HC: I’m finding that a lot of students these days are too much like clients rather than students. As they are developing skills, if they are finding ways of solving problems themselves, without just buying their way out, they’re better prepared for work afterwards.
PK: How would you describe your work ethic?
HC: I’m at work every day. I’m not sipping cocktails while my staff are working. I’m here in Camden. I enjoy working. I think that fashion is such an erratic industry, you’ve got to do it because you enjoy doing it. And if you can survive from doing it, I guess that’s already a success. There’s massive anxiety around what success is and people get anxiety through comparing themselves to others. This is a big worry of our times, because of social media and this whole culture of being liked and having to prove it all the time. I think it’s very tiring. I’ve been doing this for 25 years in March. If you ask me, do we get the reward for all the effort? Nowhere near what it should be.
PK: When we read about fashion in fashion magazines, we’re often exposed to the glitz and glamour of it. To what degree do you buy into the fashion world and to what degree is it really like that?
HC: Well, my friend [former British Vogue fashion director] Lucinda Chambers says that fashion is smoke and mirrors, and I quote my friend. Fashion is also a very transient game. It expires quickly. You’ve got to constantly reinvent yourself and constantly reinvent your work. It’s very fast and kind of exciting, if you think about it creatively. But that is also the way designers are treated by the media and, actually, by buyers. When you’re in, out, in, out.
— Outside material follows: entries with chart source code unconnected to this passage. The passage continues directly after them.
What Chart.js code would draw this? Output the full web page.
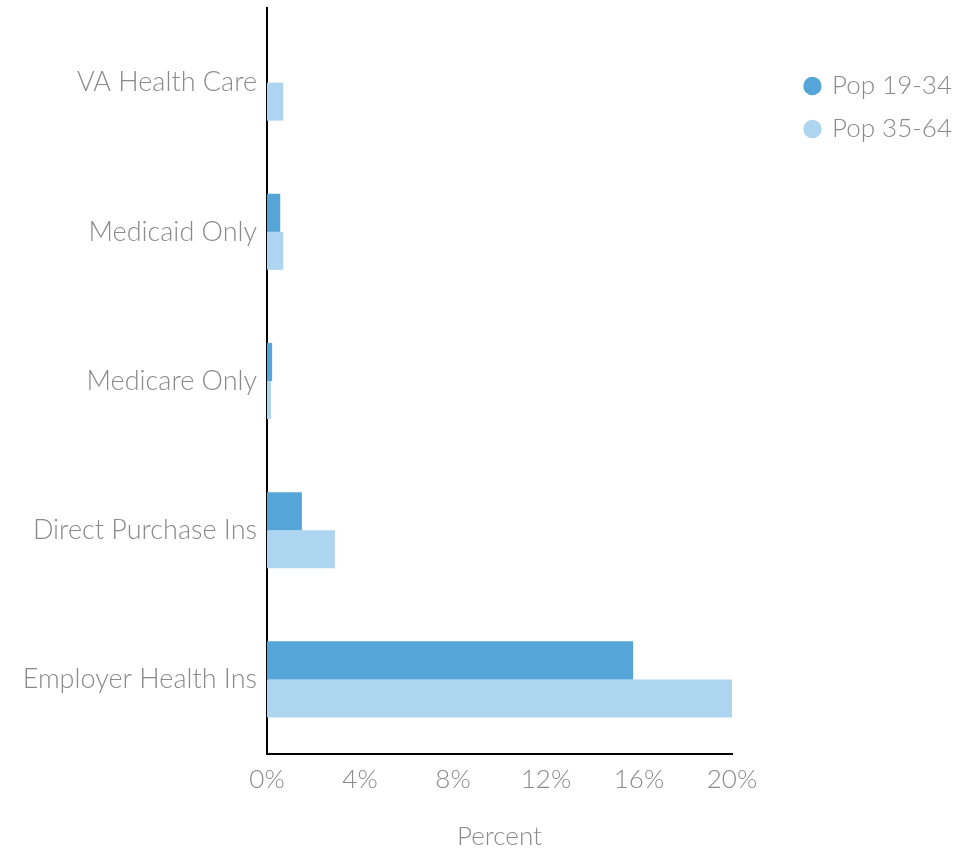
<!DOCTYPE html>
<html lang="en">
<head>
  <meta charset="UTF-8">
  <script src="https://cdn.jsdelivr.net/npm/chart.js"></script>
  <title>Coverage by age</title>
  <style>
    body {
      margin: 0;
      background: #ffffff;
    }

    #wrap {
      width: 974px;
      height: 850px;
    }
  </style>
</head>
<body>
  <div id="wrap">
    <canvas id="barChart" width="974" height="850"></canvas>
  </div>

  <script>
    // values, percent
    const categories = ['VA Health Care', 'Medicaid Only', 'Medicare Only', 'Direct Purchase Ins', 'Employer Health Ins'];
    const pop1934 = [0, 0.57, 0.22, 1.5, 15.75];
    const pop3564 = [0.7, 0.7, 0.17, 2.92, 20];
    const xTicks = [0, 4, 8, 12, 16, 20];

    const grey = '#8a8a8a';
    Chart.defaults.font.family = 'Lato, "Open Sans", sans-serif';
    Chart.defaults.font.size = 26;
    Chart.defaults.font.weight = 300;
    Chart.defaults.color = grey;

    // push the legend over to the right edge, the plot keeps its own width
    const legendNudge = {
      id: 'legendNudge',
      afterLayout(chart) {
        const lg = chart.legend;
        const dx = chart.width - 12 - lg.right;
        lg.left += dx;
        lg.right += dx;
      }
    };

    new Chart(document.getElementById('barChart'), {
      type: 'bar',
      data: {
        labels: categories,
        datasets: [
          {
            label: 'Pop 19-34',
            data: pop1934,
            backgroundColor: '#56a5d8',
            categoryPercentage: 0.51,
            barPercentage: 1
          },
          {
            label: 'Pop 35-64',
            data: pop3564,
            backgroundColor: '#aed5f0',
            categoryPercentage: 0.51,
            barPercentage: 1
          }
        ]
      },
      options: {
        indexAxis: 'y',
        responsive: false,
        animation: false,
        layout: {
          padding: { top: 8, left: 0, right: 12, bottom: 0 }
        },
        plugins: {
          tooltip: { enabled: false },
          legend: {
            position: 'right',
            align: 'start',
            title: {
              display: true,
              text: ' ',
              font: { size: 10, lineHeight: 1 },
              padding: { top: 38, bottom: 0 }
            },
            labels: {
              usePointStyle: true,
              pointStyle: 'circle',
              boxWidth: 13,
              boxHeight: 13,
              padding: 17,
              color: grey,
              font: { size: 26, weight: 300 }
            }
          }
        },
        scales: {
          x: {
            min: 0,
            max: 20,
            afterBuildTicks: (axis) => {
              axis.ticks = xTicks.map(v => ({ value: v }));
            },
            afterFit: (axis) => {
              axis.height = 96;
              axis.paddingRight = 242;
            },
            grid: { display: false, drawTicks: false },
            border: { display: true, color: '#000000', width: 2 },
            ticks: {
              padding: 10,
              callback: (v) => v + '%'
            },
            title: {
              display: true,
              text: 'Percent',
              font: { size: 26, lineHeight: 1 },
              padding: { top: 0, bottom: 0 }
            }
          },
          y: {
            afterFit: (axis) => {
              axis.width = 267;
              axis.paddingTop = 0;
              axis.paddingBottom = 0;
            },
            grid: { display: false, drawTicks: false },
            border: { display: true, color: '#000000', width: 2 },
            ticks: { padding: 10, font: { size: 27 } }
          }
        }
      },
      plugins: [legendNudge]
    });
  </script>
</body>
</html>
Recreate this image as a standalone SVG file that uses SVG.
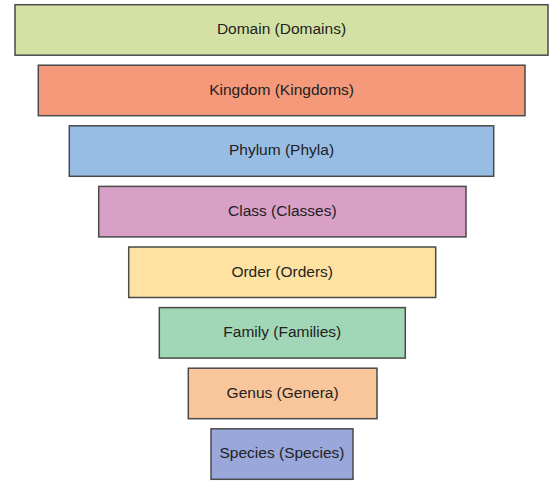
<svg xmlns="http://www.w3.org/2000/svg" width="551" height="482" viewBox="0 0 551 482">
<style>
.box{stroke:#4a4a4a;stroke-width:1.5}
.lbl{font-family:"Liberation Sans",Arial,sans-serif;font-size:15.5px;fill:#222;text-anchor:middle}
</style>
<rect width="551" height="482" fill="#ffffff"/>
<g id="domain"><rect class="box" x="15" y="4.7" width="533" height="50.5" fill="#d3e2a4"/><text class="lbl" x="281.5" y="34.3">Domain (Domains)</text></g>
<g id="kingdom"><rect class="box" x="38.3" y="65.2" width="486.7" height="50.5" fill="#f4997a"/><text class="lbl" x="281.6" y="94.8">Kingdom (Kingdoms)</text></g>
<g id="phylum"><rect class="box" x="69.3" y="125.8" width="424.4" height="50.5" fill="#98bde4"/><text class="lbl" x="281.5" y="155.4">Phylum (Phyla)</text></g>
<g id="class"><rect class="box" x="98.7" y="186.4" width="367.3" height="50.5" fill="#d89fc7"/><text class="lbl" x="282.3" y="216">Class (Classes)</text></g>
<g id="order"><rect class="box" x="128.7" y="247" width="307" height="50.5" fill="#fde2a2"/><text class="lbl" x="282.2" y="276.6">Order (Orders)</text></g>
<g id="family"><rect class="box" x="159.3" y="307.6" width="246" height="50.5" fill="#a1d6b6"/><text class="lbl" x="282.3" y="337.2">Family (Families)</text></g>
<g id="genus"><rect class="box" x="188.3" y="368.2" width="188.7" height="50.5" fill="#f9c59b"/><text class="lbl" x="282.6" y="397.8">Genus (Genera)</text></g>
<g id="species"><rect class="box" x="211" y="428.8" width="142" height="50.5" fill="#99a7da"/><text class="lbl" x="282" y="458.4">Species (Species)</text></g>
<g id="connectors"></g>
</svg>
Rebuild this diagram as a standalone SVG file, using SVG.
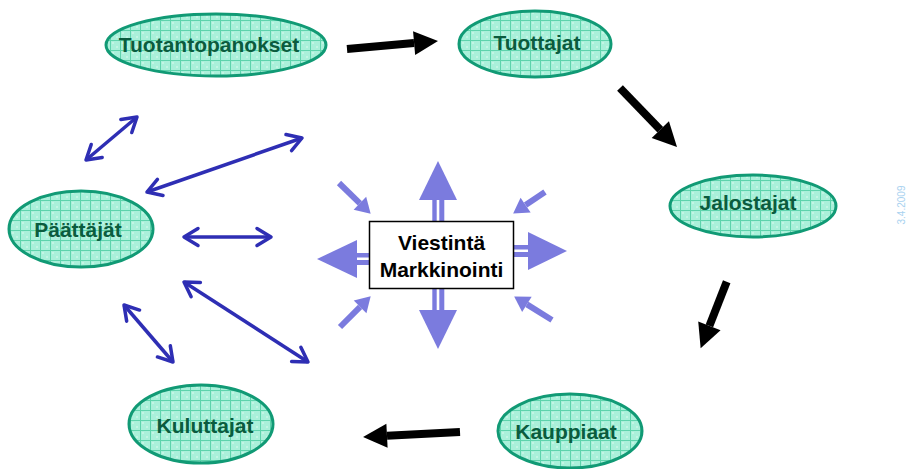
<svg xmlns="http://www.w3.org/2000/svg" width="908" height="469" viewBox="0 0 908 469">
<style>
.node{fill:url(#grid);stroke:#119a75;stroke-width:3}
.nt{font-family:"Liberation Sans",Arial,sans-serif;font-weight:bold;font-size:21px;fill:#0b5c3e;text-anchor:middle}
.ct{font-family:"Liberation Sans",Arial,sans-serif;font-weight:bold;font-size:21px;fill:#000;text-anchor:middle}
.blk{stroke:#000;stroke-width:8;fill:none;marker-end:url(#bhead)}
.blu{stroke:#2e2eb4;stroke-width:3.5;fill:none;marker-start:url(#chev);marker-end:url(#chev)}
.lav{fill:#7b7bde}
.lavl{stroke:#7b7bde;stroke-width:6;fill:none;marker-end:url(#lhead)}
</style>
<defs>
<pattern id="grid" patternUnits="userSpaceOnUse" width="10" height="10">
<rect width="10" height="10" fill="#aaf0da"/>
<circle cx="3" cy="3" r="0.7" fill="#effff8"/>
<circle cx="7" cy="7" r="0.7" fill="#effff8"/>
<path d="M0,0.5H10M0.5,0V10" stroke="#5ed3ac" stroke-width="1"/>
</pattern>
<marker id="bhead" markerUnits="userSpaceOnUse" markerWidth="30" markerHeight="30" viewBox="-2 -15 30 30" refX="0" refY="0" orient="auto">
<path d="M0,-12 L24,0 L0,12Z" fill="#000"/>
</marker>
<marker id="lhead" markerUnits="userSpaceOnUse" markerWidth="24" markerHeight="24" viewBox="-2 -12 24 24" refX="0" refY="0" orient="auto">
<path d="M0,-9 L15,0 L0,9Z" fill="#7b7bde"/>
</marker>
<marker id="chev" markerUnits="userSpaceOnUse" markerWidth="26" markerHeight="26" viewBox="-19 -13 26 26" refX="0" refY="0" orient="auto-start-reverse">
<path d="M-14,-8.5 L0,0 L-14,8.5" fill="none" stroke="#2e2eb4" stroke-width="3.5" stroke-linecap="round" stroke-linejoin="round"/>
</marker>
</defs>
<rect width="908" height="469" fill="#fff"/>

<g id="connectors">
<line class="blk" x1="347" y1="49" x2="414.1" y2="43.1"/>
<line class="blk" x1="620" y1="88" x2="660.3" y2="129.7"/>
<line class="blk" x1="726.7" y1="281.7" x2="709.4" y2="325.9"/>
<line class="blk" x1="460" y1="432" x2="387" y2="435.8"/>

<line class="blu" x1="86" y1="160" x2="137" y2="117"/>
<line class="blu" x1="147" y1="192" x2="302" y2="138"/>
<line class="blu" x1="184" y1="237" x2="271" y2="237"/>
<line class="blu" x1="184" y1="282" x2="308" y2="362"/>
<line class="blu" x1="124" y1="305" x2="173" y2="362"/>

<line class="lavl" x1="339" y1="183" x2="359.9" y2="203.3"/>
<line class="lavl" x1="545" y1="192" x2="525.6" y2="205.1"/>
<line class="lavl" x1="340" y1="327" x2="360.1" y2="306.9"/>
<line class="lavl" x1="552" y1="320" x2="526.9" y2="304.4"/>

<polygon class="lav" points="419,200 457,200 438,161"/>
<rect class="lav" x="432.3" y="199" width="4.4" height="22"/>
<rect class="lav" x="439.3" y="199" width="5" height="22"/>
<polygon class="lav" points="419,310 457,310 438,349"/>
<rect class="lav" x="432.3" y="289" width="4.4" height="22"/>
<rect class="lav" x="439.3" y="289" width="5" height="22"/>
<polygon class="lav" points="528,232 528,270 567,251"/>
<rect class="lav" x="513" y="245" width="16" height="4.5"/>
<rect class="lav" x="513" y="252" width="16" height="5"/>
<polygon class="lav" points="357,240 357,278 317,259"/>
<rect class="lav" x="356" y="253" width="14" height="4.5"/>
<rect class="lav" x="356" y="260" width="14" height="5"/>
</g>

<g id="center">
<rect x="369.5" y="221.5" width="144" height="67" fill="#fff" stroke="#000" stroke-width="1.5"/>
<text class="ct" x="441.5" y="250">Viestintä</text>
<text class="ct" x="441.5" y="277">Markkinointi</text>
</g>

<g id="tuotantopanokset">
<ellipse class="node" cx="216" cy="45" rx="110" ry="31"/>
<text class="nt" x="209" y="52">Tuotantopanokset</text>
</g>
<g id="tuottajat">
<ellipse class="node" cx="535" cy="44" rx="76" ry="33"/>
<text class="nt" x="537" y="50">Tuottajat</text>
</g>
<g id="jalostajat">
<ellipse class="node" cx="753" cy="206" rx="83" ry="31"/>
<text class="nt" x="748" y="210">Jalostajat</text>
</g>
<g id="paattajat">
<ellipse class="node" cx="81" cy="229" rx="72" ry="38"/>
<text class="nt" x="78" y="237">Päättäjät</text>
</g>
<g id="kuluttajat">
<ellipse class="node" cx="201" cy="424" rx="72" ry="39"/>
<text class="nt" x="205" y="433">Kuluttajat</text>
</g>
<g id="kauppiaat">
<ellipse class="node" cx="570" cy="431" rx="72" ry="37"/>
<text class="nt" x="566" y="439">Kauppiaat</text>
</g>

<text x="905" y="205" transform="rotate(-90 905 205)" font-family="'Liberation Sans',Arial,sans-serif" font-size="10" fill="#a9d2f0" text-anchor="middle">3.4.2009</text>
</svg>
The discourse in fashion is a joke compared to other disciplines like the art world and architecture world, where you have your position within a discourse, you have that respect, and everything else follows on from there. In fashion, it’s so throwaway and disposable that I really despise it. I really think it’s really hard to create loyalty in fashion. For me, what matters most is timelessness, longevity, building on the craft.